Merci pour le partage :)
Raza
Posté le 10/07/2025
Hello!
Ourf. J'enchaîne les histoires la, et euhhh, aïe ! Aïe, n'en jetez plus ! Le soulagement et le non soulagement, c'est une feinte pour mieux nous abattre. Bref, tu l'auras compris, je ne sais pas si j'ai "aimé" ?? Mais j'ai été ému fort, très fort. Une histoire bien menée, et qui va droit au but, bravo !
Merci (enfin, je crois ?) Pour le partage, et au plaisir de se recroiser <3
RedFuryFox
Posté le 07/07/2025
Hello Baptiste LC !

Très contente de te voir sur PA ✨
J'aime bien ton interprétation du thème, chez toi ce "pas de soleil" c'est ce tatouage maudit, ce détail qui fait tout basculer et fait passer tes personnages dans un ascenseur émotionnel cruel, un effondrement glaçant.
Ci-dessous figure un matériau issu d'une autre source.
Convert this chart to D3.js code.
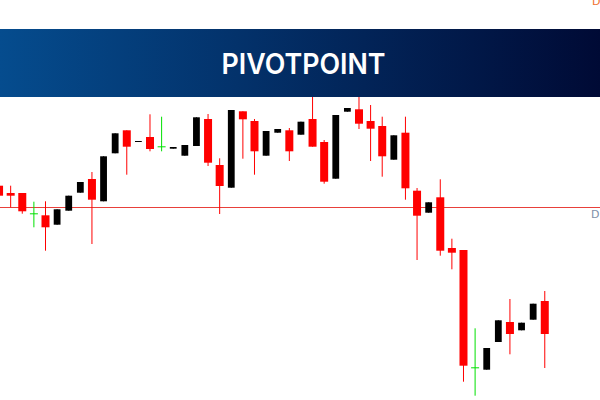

Ce père et son fils perdent tout en l'espace d'une soirée. Et puis bien sûr, la mère qui ne peut pas accepter cette réalité alors son esprit se protège, invente, se réfugie dans un imaginaire où son frère et sa fille sont encore là.

Ton style de narration me fait un peu penser à Nothomb dans cette première personne très contenue. Il y a une distance très perturbante dans ce que vit le personnage mais ça marche bien, ça donne une forme d'anesthésie dans un moment trop dur à gérer pour lui, une espèce de sidération lucide.